PROVIDED MATERIAL
::::::::
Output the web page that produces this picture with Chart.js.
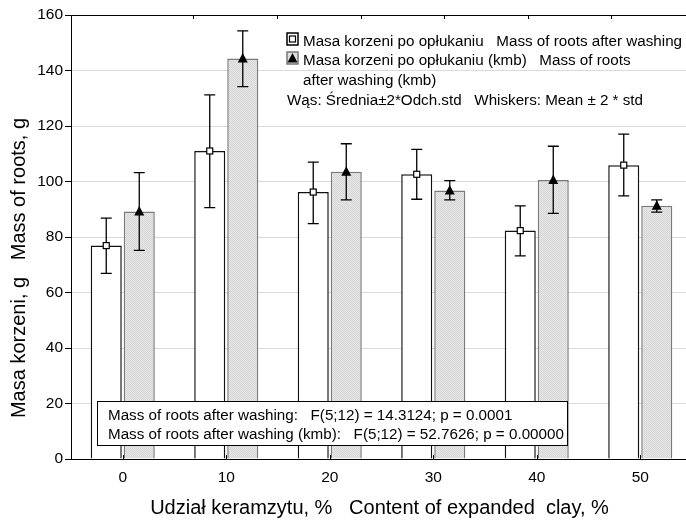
<!DOCTYPE html>
<html>
<head>
<meta charset="utf-8">
<script src="https://cdn.jsdelivr.net/npm/chart.js@4.4.1/dist/chart.umd.min.js"></script>
<style>
html, body { margin: 0; padding: 0; background: #fff; overflow: hidden; }
#wrap { width: 700px; height: 521px; }
</style>
</head>
<body>
<div id="wrap"><canvas id="chart" width="700" height="521"></canvas></div>
<script>
// Values (mean, mean + 2*std, mean - 2*std)
const categories = ['0', '10', '20', '30', '40', '50'];
const washMean  = [76.9, 111.0, 96.2, 102.6, 82.3, 105.9];
const washUpper = [86.8, 131.2, 107.0, 111.6, 91.2, 117.1];
const washLower = [66.9, 90.6, 84.8, 93.6, 73.2, 94.8];
const kmbMean   = [89.2, 144.3, 103.5, 96.8, 100.5, 91.3];
const kmbUpper  = [103.2, 154.3, 113.6, 100.3, 112.7, 93.4];
const kmbLower  = [75.2, 134.2, 93.4, 93.4, 88.5, 89.0];

const legendLines = [
    'Masa korzeni po opłukaniu   Mass of roots after washing',
    'Masa korzeni po opłukaniu (kmb)   Mass of roots',
    'after washing (kmb)',
    'Wąs: Średnia±2*Odch.std   Whiskers: Mean ± 2 * std'
];
const statsLines = [
    'Mass of roots after washing:   F(5;12) = 14.3124; p = 0.0001',
    'Mass of roots after washing (kmb):   F(5;12) = 52.7626; p = 0.00000'
];
const yTitle = 'Masa korzeni, g   Mass of roots, g';
const xTitle = 'Udział keramzytu, %   Content of expanded  clay, %';

const FONT = "'Liberation Sans', Arial, sans-serif";
Chart.defaults.font.family = FONT;
Chart.defaults.color = '#000';

const canvas = document.getElementById('chart');
const ctx = canvas.getContext('2d');

// dotted light grey fill like the original
function grayPattern() {
    const c = document.createElement('canvas');
    c.width = 2; c.height = 2;
    const g = c.getContext('2d');
    g.fillStyle = '#e6e6e6'; g.fillRect(0, 0, 2, 2);
    g.fillStyle = '#d6d6d6'; g.fillRect(0, 0, 1, 1); g.fillRect(1, 1, 1, 1);
    return ctx.createPattern(c, 'repeat');
}
const grayFill = grayPattern();

function drawMarker(c, type, x, y) {
    c.save();
    if (type === 'square') {
        c.fillStyle = '#fff';
        c.strokeStyle = '#000';
        c.lineWidth = 1.2;
        c.fillRect(x - 3, y - 3, 6, 6);
        c.strokeRect(x - 3, y - 3, 6, 6);
    } else {
        c.fillStyle = '#000';
        c.beginPath();
        c.moveTo(x, y - 5.5);
        c.lineTo(x + 5, y + 4);
        c.lineTo(x - 5, y + 4);
        c.closePath();
        c.fill();
    }
    c.restore();
}

// whiskers + mean markers, positioned from the bar elements and the y scale
const errorBars = {
    id: 'errorBars',
    afterDatasetsDraw(chart) {
        const c = chart.ctx, y = chart.scales.y;
        chart.data.datasets.forEach((ds, i) => {
            chart.getDatasetMeta(i).data.forEach((bar, j) => {
                const x = bar.x;
                const yu = y.getPixelForValue(ds.upper[j]);
                const yl = y.getPixelForValue(ds.lower[j]);
                const ym = y.getPixelForValue(ds.data[j]);
                c.save();
                c.strokeStyle = '#000';
                c.lineWidth = 1.3;
                c.beginPath();
                c.moveTo(x, yu); c.lineTo(x, yl);
                c.moveTo(x - 5.5, yu); c.lineTo(x + 5.5, yu);
                c.moveTo(x - 5.5, yl); c.lineTo(x + 5.5, yl);
                c.stroke();
                c.restore();
                drawMarker(c, ds.marker, x, ym);
            });
        });
    }
};

// titles, inner ticks, legend and stats box
const decor = {
    id: 'decor',
    afterDraw(chart) {
        const c = chart.ctx, a = chart.chartArea;
        const xs = chart.scales.x, xt = chart.scales.xTop;
        c.save();
        c.strokeStyle = '#000';
        c.lineWidth = 1;
        c.beginPath();
        xs.ticks.forEach((t, i) => {
            const px = Math.round(xs.getPixelForTick(i)) + 0.5;
            c.moveTo(px, a.bottom); c.lineTo(px, a.bottom - 4);
        });
        xt.ticks.filter(t => Number.isInteger(t.value) && t.value > 0).forEach(t => {
            const px = Math.round(xt.getPixelForValue(t.value)) + 0.5;
            c.moveTo(px, a.top); c.lineTo(px, a.top + 4);
        });
        c.stroke();

        // axis titles
        c.fillStyle = '#000';
        c.font = '20px ' + FONT;
        c.textAlign = 'center';
        c.textBaseline = 'alphabetic';
        c.fillText(xTitle, (a.left + a.right) / 2 - 2, 514);
        c.save();
        c.translate(25, 268);
        c.rotate(-Math.PI / 2);
        c.fillText(yTitle, 0, 0);
        c.restore();

        // legend
        const lx = 287;
        c.textAlign = 'left';
        c.font = '15.2px ' + FONT;
        c.fillStyle = '#fff';
        c.fillRect(lx, 33, 11, 12);
        c.strokeStyle = '#000';
        c.lineWidth = 1.5;
        c.strokeRect(lx, 33, 11, 12);
        drawMarker(c, 'square', lx + 5.5, 39);
        c.fillStyle = grayFill;
        c.fillRect(lx, 52, 11, 12);
        c.strokeStyle = '#777';
        c.strokeRect(lx, 52, 11, 12);
        drawMarker(c, 'triangle', lx + 5.5, 58.5);
        c.fillStyle = '#000';
        c.fillText(legendLines[0], 303, 46);
        c.fillText(legendLines[1], 303, 65);
        c.fillText(legendLines[2], 303, 85);
        c.fillText(legendLines[3], lx, 105);

        // stats box
        c.fillStyle = '#fff';
        c.fillRect(97.5, 401.5, 470, 44);
        c.strokeStyle = '#000';
        c.lineWidth = 1;
        c.strokeRect(97.5, 401.5, 470, 44);
        c.fillStyle = '#000';
        c.font = '15.2px ' + FONT;
        c.fillText(statsLines[0], 108, 419.5);
        c.fillText(statsLines[1], 108, 438.5);
        c.restore();
    }
};

new Chart(ctx, {
    type: 'bar',
    data: {
        labels: categories,
        datasets: [
            {
                label: 'Mass of roots after washing',
                data: washMean,
                upper: washUpper,
                lower: washLower,
                marker: 'square',
                backgroundColor: '#fff',
                borderColor: '#111',
                borderWidth: 1.5
            },
            {
                label: 'Mass of roots after washing (kmb)',
                data: kmbMean,
                upper: kmbUpper,
                lower: kmbLower,
                marker: 'triangle',
                backgroundColor: grayFill,
                borderColor: '#7a7a7a',
                borderWidth: 1.5
            }
        ]
    },
    options: {
        responsive: false,
        animation: false,
        layout: { padding: { top: 15, right: 8, left: 0, bottom: 0 } },
        datasets: { bar: { categoryPercentage: 0.638, barPercentage: 0.94 } },
        plugins: { legend: { display: false }, tooltip: { enabled: false } },
        scales: {
            x: {
                position: 'bottom',
                offset: true,
                grid: { display: false, drawTicks: false },
                border: { display: true, color: '#000', width: 1 },
                ticks: { color: '#000', font: { size: 15.5 }, padding: 9 },
                afterFit: s => { s.height = 62; }
            },
            xTop: {
                type: 'linear',
                position: 'top',
                min: 0,
                max: 6.5,
                ticks: { display: false, stepSize: 1 },
                grid: { display: false, drawTicks: false },
                border: { display: true, color: '#000', width: 1 },
                afterFit: s => { s.height = 0; }
            },
            y: {
                min: 0,
                max: 160,
                ticks: { stepSize: 20, color: '#000', font: { size: 15.5 }, padding: 2 },
                grid: {
                    color: c => (c.tick && (c.tick.value === 0 || c.tick.value === 160)) ? 'rgba(0,0,0,0)' : '#dadada',
                    tickColor: '#000',
                    tickLength: 6,
                    lineWidth: 1
                },
                border: { display: true, color: '#000', width: 1 },
                afterFit: s => { s.width = 71; }
            }
        }
    },
    plugins: [errorBars, decor]
});
</script>
</body>
</html>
::::::::
Write out again, exactly, the lines from the start of the listing up to the line containing "const ctx = canvas.getContext('2d');", with both ends and without pictures.

Output the web page that produces this picture with Chart.js.
<!DOCTYPE html>
<html>
<head>
<meta charset="utf-8">
<script src="https://cdn.jsdelivr.net/npm/chart.js@4.4.1/dist/chart.umd.min.js"></script>
<style>
html, body { margin: 0; padding: 0; background: #fff; overflow: hidden; }
#wrap { width: 700px; height: 521px; }
</style>
</head>
<body>
<div id="wrap"><canvas id="chart" width="700" height="521"></canvas></div>
<script>
// Values (mean, mean + 2*std, mean - 2*std)
const categories = ['0', '10', '20', '30', '40', '50'];
const washMean  = [76.9, 111.0, 96.2, 102.6, 82.3, 105.9];
const washUpper = [86.8, 131.2, 107.0, 111.6, 91.2, 117.1];
const washLower = [66.9, 90.6, 84.8, 93.6, 73.2, 94.8];
const kmbMean   = [89.2, 144.3, 103.5, 96.8, 100.5, 91.3];
const kmbUpper  = [103.2, 154.3, 113.6, 100.3, 112.7, 93.4];
const kmbLower  = [75.2, 134.2, 93.4, 93.4, 88.5, 89.0];

const legendLines = [
    'Masa korzeni po opłukaniu   Mass of roots after washing',
    'Masa korzeni po opłukaniu (kmb)   Mass of roots',
    'after washing (kmb)',
    'Wąs: Średnia±2*Odch.std   Whiskers: Mean ± 2 * std'
];
const statsLines = [
    'Mass of roots after washing:   F(5;12) = 14.3124; p = 0.0001',
    'Mass of roots after washing (kmb):   F(5;12) = 52.7626; p = 0.00000'
];
const yTitle = 'Masa korzeni, g   Mass of roots, g';
const xTitle = 'Udział keramzytu, %   Content of expanded  clay, %';

const FONT = "'Liberation Sans', Arial, sans-serif";
Chart.defaults.font.family = FONT;
Chart.defaults.color = '#000';

const canvas = document.getElementById('chart');
const ctx = canvas.getContext('2d');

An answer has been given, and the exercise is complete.